Глава шестая. XVI–XVII века: драма и свет

Глава седьмая. XVIII век: легкость и революция

Глава восьмая. XIX век: бунт, природа и свет

После строгого порядка классицизма человек снова не захотел подчиняться.

Но теперь его бунт был направлен не против конкретного правителя или религиозного догмата.

Он восстал против самой идеи, что человека можно полностью объяснить разумом.

Романтики словно сказали:

«Вы слишком долго пытались измерить человека. А теперь попробуйте его почувствовать».

Уильям Блейк в «Великом Архитекторе» обращается к образу создателя, который одновременно кажется всемогущим и загадочным. Фигура Бога у него не просто персонаж религиозного сюжета. Это образ творческой силы, которая создает мир и одновременно остается непостижимой для человека.

Каспар Давид Фридрих сделал эту мысль почти физически ощутимой в «Страннике над морем тумана».

Я смотрел на человека, стоящего спиной ко мне.

Он смотрит вперед.

Но я не вижу его лица.

И именно поэтому начинаю смотреть вместе с ним.

Перед ним туман.

Горы.

Пространство.

Неопределенность.

Человек стоит над бездной, но одновременно оказывается в центре огромного мира.

И я понял странную вещь.

Когда художник перестает показывать лицо героя, зритель начинает подставлять вместо него самого себя.

Этот человек становится каждым человеком.

Он смотрит в неизвестность.

И я смотрю вместе с ним.

Романтизм открыл мне человека, который больше не хочет быть просто частью рационально устроенного мира.

Он хочет переживать.

Бояться.

Мечтать.

Бунтовать.

Оставаться один.

Идти против течения.

Смотреть в бездну и все равно продолжать смотреть.

Но романтики обнаружили и другую сторону свободы.

Если разум больше не является единственным судьей истины, человек остается один на один со своими чувствами.

А чувства не всегда прекрасны.

Иногда они превращаются в страх.

В отчаяние.

В безумие.

В ужас.

Теодор Жерико в «Плоте Медузы» показал человека, оказавшегося перед лицом почти полного уничтожения.

Это не героическая победа.

Это борьба за жизнь.

Люди на плоту находятся между надеждой и смертью.

Одни уже погибли.

Другие пытаются привлечь внимание корабля, который находится где-то далеко.

И здесь романтический герой оказывается совсем не таким, как герой античного классицизма.

Он не контролирует судьбу.

Он брошен в нее.

В «Скачках в Эпсоме» движение лошадей превращается почти в вихрь.

Мир кажется нестабильным.

Форма словно не успевает за движением.

И это очень романтическое ощущение:

мир нельзя остановить.

А затем появился Гойя.

И здесь романтизм перестал быть только мечтой.
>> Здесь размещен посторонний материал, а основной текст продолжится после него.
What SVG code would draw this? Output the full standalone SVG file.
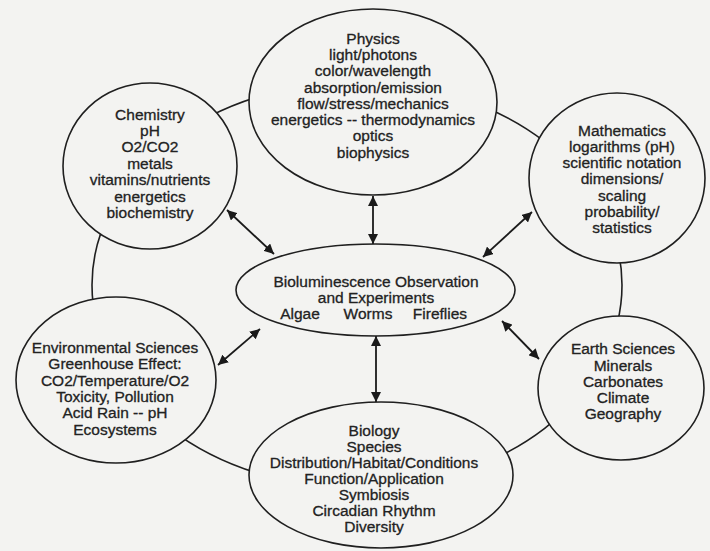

В «Сатурне, пожирающем своего сына» я увидел образ, который невозможно забыть.

Это уже не прекрасный миф.

Не идеализированная античность.

Не гармония.

Это страх.

Безумие.

Насилие.

Разрушение.

И я понял:

человек создает чудовищ не только потому, что боится внешнего мира.

Иногда он создает их потому, что знает:

чудовище живет внутри него самого.

Делакруа в «Свободе, ведущей народ» соединяет реальность и символ.

Женщина с флагом одновременно является конкретной фигурой и воплощением идеи.

Она человек.

Но она уже больше, чем человек.

Она становится Свободой.

И здесь я снова увидел способность живописи превращать человека в символ.

Но теперь символ рождается не из религии.

Он рождается из истории.

Свобода получает тело.

Идея получает лицо.

Политическое понятие становится человеком, который идет впереди толпы.

А затем я посмотрел на Хокусая.

«Большая волна в Канагаве» разрушила мое прежнее представление о границах европейского искусства.

Огромная волна нависает над лодками.

На горизонте почти незаметно появляется Фудзи.

Человек кажется крошечным.

Стихия огромна.

Но люди продолжают двигаться.

И здесь я увидел удивительный парадокс.

Человек ничтожен перед природой.

Но именно человек способен создать образ этой природы.

Он мал перед волной.

Но его сознание способно превратить волну в произведение, которое переживет века.

И тогда ничтожество превращается в величие.

Вы можете быть меньше одной волны.

Но вы способны создать ее образ.

И этот образ может пережить саму эпоху, в которой вы жили.

В России Карл Брюллов в «Последнем дне Помпеи» показал другой вариант романтического переживания.

Красота сталкивается с катастрофой.

Люди бегут.

Обнимают детей.

Пытаются спастись.

Небо становится угрозой.

Архитектура, созданная человеком, оказывается бессильной перед природной стихией.

И я снова увидел тему, которая постоянно возвращается в вашей живописи:

человек прекрасен именно потому, что смертен.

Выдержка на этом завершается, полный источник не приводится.